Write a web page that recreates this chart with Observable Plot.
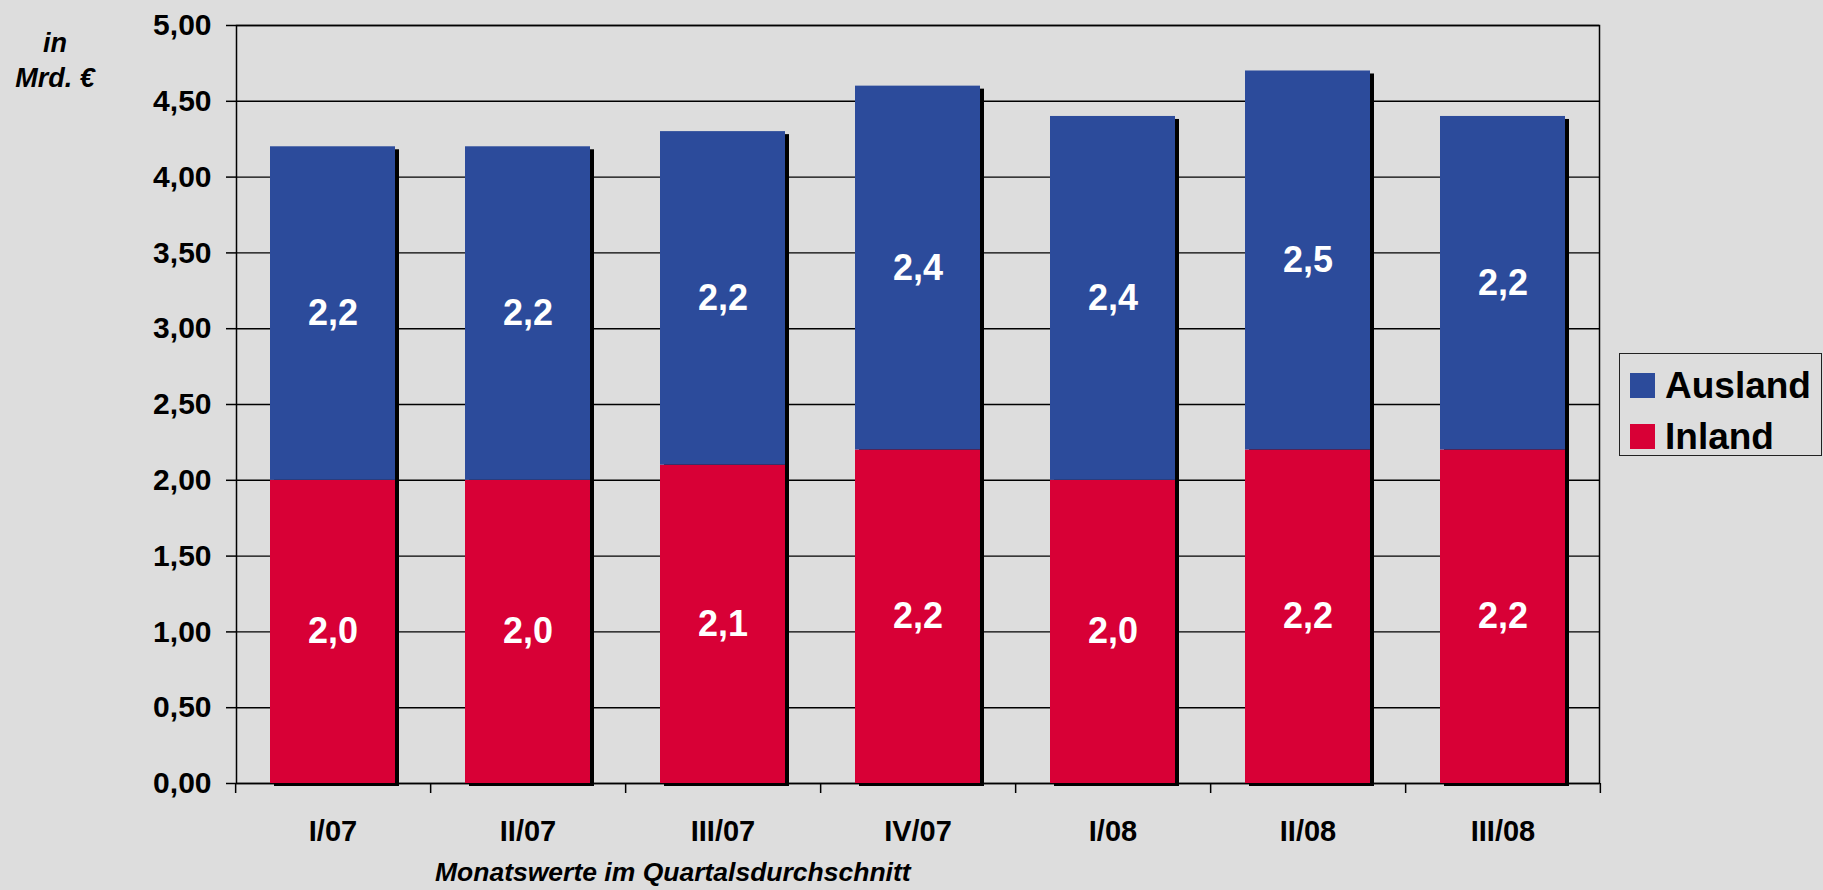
<!DOCTYPE html>
<html><head><meta charset="utf-8">
<script src="https://cdn.jsdelivr.net/npm/d3@7"></script>
<script src="https://cdn.jsdelivr.net/npm/@observablehq/plot@0.6"></script>
<style>
body{margin:0;background:#dddddd;font-family:"Liberation Sans",Arial,sans-serif;}
#wrap{position:relative;width:1823px;height:890px;overflow:hidden;background:#dddddd;}
#wrap svg{position:absolute;left:0;top:0;}
.unit{position:absolute;left:0;width:110px;text-align:center;font-weight:bold;font-style:italic;font-size:27px;line-height:27px;color:#000;}
.caption{position:absolute;left:435px;top:859px;font-weight:bold;font-style:italic;font-size:26.5px;line-height:26px;color:#000;white-space:nowrap;}
.legend{position:absolute;left:1619px;top:353px;width:201px;height:101px;border:1.5px solid #222;}
.legend .item{position:absolute;left:10px;height:37px;display:flex;align-items:center;font-weight:bold;font-size:37px;color:#000;white-space:nowrap;}
.legend .sw{width:25px;height:25px;margin-right:10px;}
</style></head><body><div id="wrap"></div>
<script>
const quarters = ["I/07","II/07","III/07","IV/07","I/08","II/08","III/08"];
const inland = [2.0,2.0,2.1,2.2,2.0,2.2,2.2];
const ausland = [2.2,2.2,2.2,2.4,2.4,2.5,2.2];
const seriesNames = ["Ausland","Inland"];
const seriesColors = ["#2c4b9b","#d80036"];
const yTicks = [0,0.5,1,1.5,2,2.5,3,3.5,4,4.5,5];
const yTickLabels = ["0,00","0,50","1,00","1,50","2,00","2,50","3,00","3,50","4,00","4,50","5,00"];
const unitLines = ["in","Mrd. €"];
const xTitle = "Monatswerte im Quartalsdurchschnitt";

const rows = quarters.flatMap((q,i)=>[
  {q, series:"Inland", value:inland[i]},
  {q, series:"Ausland", value:ausland[i]}
]);
const totals = quarters.map((q,i)=>({q, total: inland[i]+ausland[i]}));
const fmt1 = v => v.toFixed(1).replace(".", ",");

const W = 1823, H = 890, ML = 236, MR = 224, MT = 25, MB = 107;
const step = (W-ML-MR)/quarters.length;

const chart = Plot.plot({
  width: W, height: H,
  marginLeft: ML, marginRight: MR, marginTop: MT, marginBottom: MB,
  style: {background:"transparent", fontFamily:'"Liberation Sans",Arial,sans-serif', color:"#000", overflow:"visible"},
  x: {domain: quarters, paddingInner: 0.36, paddingOuter: 0.17, label: null, axis: null},
  y: {domain: [0,5], label: null, axis: null},
  color: {domain: seriesNames, range: seriesColors},
  marks: [
    Plot.ruleY(yTicks, {stroke:"#000", strokeWidth:1.4}),
    Plot.frame({stroke:"#000", strokeWidth:1.5}),
    Plot.barY(totals, {x:"q", y:"total", fill:"#000", dx:4, dy:3}),
    Plot.barY(rows, {x:"q", y:"value", fill:"series"}),
    Plot.text(rows, Plot.stackY({x:"q", y:"value", text: d=>fmt1(d.value), fill:"#fff", fontSize:36, fontWeight:"bold"})),
    Plot.ruleX(quarters, {x: d=>d, dx: -step/2, y1: 0, y2: 0, insetBottom: -10, stroke:"#000", strokeWidth:1.5}),
    Plot.ruleX(quarters.slice(-1), {x: d=>d, dx: step/2, y1: 0, y2: 0, insetBottom: -10, stroke:"#000", strokeWidth:1.5}),
    Plot.axisY({ticks: yTicks, tickFormat: d => yTickLabels[yTicks.indexOf(d)], tickSize: 10, tickPadding: 15, fontSize: 30, fontWeight: "bold", stroke:"#000", strokeWidth:1.5, label: null}),
    Plot.axisX({tickSize: 0, tickPadding: 37, fontSize: 29, fontWeight: "bold", label: null})
  ]
});
const wrap = document.getElementById("wrap");
wrap.appendChild(chart);

const u1 = document.createElement("div"); u1.className="unit"; u1.style.top="30px"; u1.textContent=unitLines[0]; wrap.appendChild(u1);
const u2 = document.createElement("div"); u2.className="unit"; u2.style.top="65px"; u2.textContent=unitLines[1]; wrap.appendChild(u2);
const cap = document.createElement("div"); cap.className="caption"; cap.textContent=xTitle; wrap.appendChild(cap);

const leg = document.createElement("div"); leg.className="legend";
seriesNames.forEach((n,i)=>{
  const it = document.createElement("div"); it.className="item"; it.style.top = (i===0? 13 : 64) + "px";
  const sw = document.createElement("div"); sw.className="sw"; sw.style.background = seriesColors[i];
  const t = document.createElement("span"); t.textContent = n;
  it.appendChild(sw); it.appendChild(t); leg.appendChild(it);
});
wrap.appendChild(leg);
</script></body></html>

Request
Print the full listing exactly, dropping the pictures.

Answer to this task
Write a web page that recreates this chart with Observable Plot.
<!DOCTYPE html>
<html><head><meta charset="utf-8">
<script src="https://cdn.jsdelivr.net/npm/d3@7"></script>
<script src="https://cdn.jsdelivr.net/npm/@observablehq/plot@0.6"></script>
<style>
body{margin:0;background:#dddddd;font-family:"Liberation Sans",Arial,sans-serif;}
#wrap{position:relative;width:1823px;height:890px;overflow:hidden;background:#dddddd;}
#wrap svg{position:absolute;left:0;top:0;}
.unit{position:absolute;left:0;width:110px;text-align:center;font-weight:bold;font-style:italic;font-size:27px;line-height:27px;color:#000;}
.caption{position:absolute;left:435px;top:859px;font-weight:bold;font-style:italic;font-size:26.5px;line-height:26px;color:#000;white-space:nowrap;}
.legend{position:absolute;left:1619px;top:353px;width:201px;height:101px;border:1.5px solid #222;}
.legend .item{position:absolute;left:10px;height:37px;display:flex;align-items:center;font-weight:bold;font-size:37px;color:#000;white-space:nowrap;}
.legend .sw{width:25px;height:25px;margin-right:10px;}
</style></head><body><div id="wrap"></div>
<script>
const quarters = ["I/07","II/07","III/07","IV/07","I/08","II/08","III/08"];
const inland = [2.0,2.0,2.1,2.2,2.0,2.2,2.2];
const ausland = [2.2,2.2,2.2,2.4,2.4,2.5,2.2];
const seriesNames = ["Ausland","Inland"];
const seriesColors = ["#2c4b9b","#d80036"];
const yTicks = [0,0.5,1,1.5,2,2.5,3,3.5,4,4.5,5];
const yTickLabels = ["0,00","0,50","1,00","1,50","2,00","2,50","3,00","3,50","4,00","4,50","5,00"];
const unitLines = ["in","Mrd. €"];
const xTitle = "Monatswerte im Quartalsdurchschnitt";

const rows = quarters.flatMap((q,i)=>[
  {q, series:"Inland", value:inland[i]},
  {q, series:"Ausland", value:ausland[i]}
]);
const totals = quarters.map((q,i)=>({q, total: inland[i]+ausland[i]}));
const fmt1 = v => v.toFixed(1).replace(".", ",");

const W = 1823, H = 890, ML = 236, MR = 224, MT = 25, MB = 107;
const step = (W-ML-MR)/quarters.length;

const chart = Plot.plot({
  width: W, height: H,
  marginLeft: ML, marginRight: MR, marginTop: MT, marginBottom: MB,
  style: {background:"transparent", fontFamily:'"Liberation Sans",Arial,sans-serif', color:"#000", overflow:"visible"},
  x: {domain: quarters, paddingInner: 0.36, paddingOuter: 0.17, label: null, axis: null},
  y: {domain: [0,5], label: null, axis: null},
  color: {domain: seriesNames, range: seriesColors},
  marks: [
    Plot.ruleY(yTicks, {stroke:"#000", strokeWidth:1.4}),
    Plot.frame({stroke:"#000", strokeWidth:1.5}),
    Plot.barY(totals, {x:"q", y:"total", fill:"#000", dx:4, dy:3}),
    Plot.barY(rows, {x:"q", y:"value", fill:"series"}),
    Plot.text(rows, Plot.stackY({x:"q", y:"value", text: d=>fmt1(d.value), fill:"#fff", fontSize:36, fontWeight:"bold"})),
    Plot.ruleX(quarters, {x: d=>d, dx: -step/2, y1: 0, y2: 0, insetBottom: -10, stroke:"#000", strokeWidth:1.5}),
    Plot.ruleX(quarters.slice(-1), {x: d=>d, dx: step/2, y1: 0, y2: 0, insetBottom: -10, stroke:"#000", strokeWidth:1.5}),
    Plot.axisY({ticks: yTicks, tickFormat: d => yTickLabels[yTicks.indexOf(d)], tickSize: 10, tickPadding: 15, fontSize: 30, fontWeight: "bold", stroke:"#000", strokeWidth:1.5, label: null}),
    Plot.axisX({tickSize: 0, tickPadding: 37, fontSize: 29, fontWeight: "bold", label: null})
  ]
});
const wrap = document.getElementById("wrap");
wrap.appendChild(chart);

const u1 = document.createElement("div"); u1.className="unit"; u1.style.top="30px"; u1.textContent=unitLines[0]; wrap.appendChild(u1);
const u2 = document.createElement("div"); u2.className="unit"; u2.style.top="65px"; u2.textContent=unitLines[1]; wrap.appendChild(u2);
const cap = document.createElement("div"); cap.className="caption"; cap.textContent=xTitle; wrap.appendChild(cap);

const leg = document.createElement("div"); leg.className="legend";
seriesNames.forEach((n,i)=>{
  const it = document.createElement("div"); it.className="item"; it.style.top = (i===0? 13 : 64) + "px";
  const sw = document.createElement("div"); sw.className="sw"; sw.style.background = seriesColors[i];
  const t = document.createElement("span"); t.textContent = n;
  it.appendChild(sw); it.appendChild(t); leg.appendChild(it);
});
wrap.appendChild(leg);
</script></body></html>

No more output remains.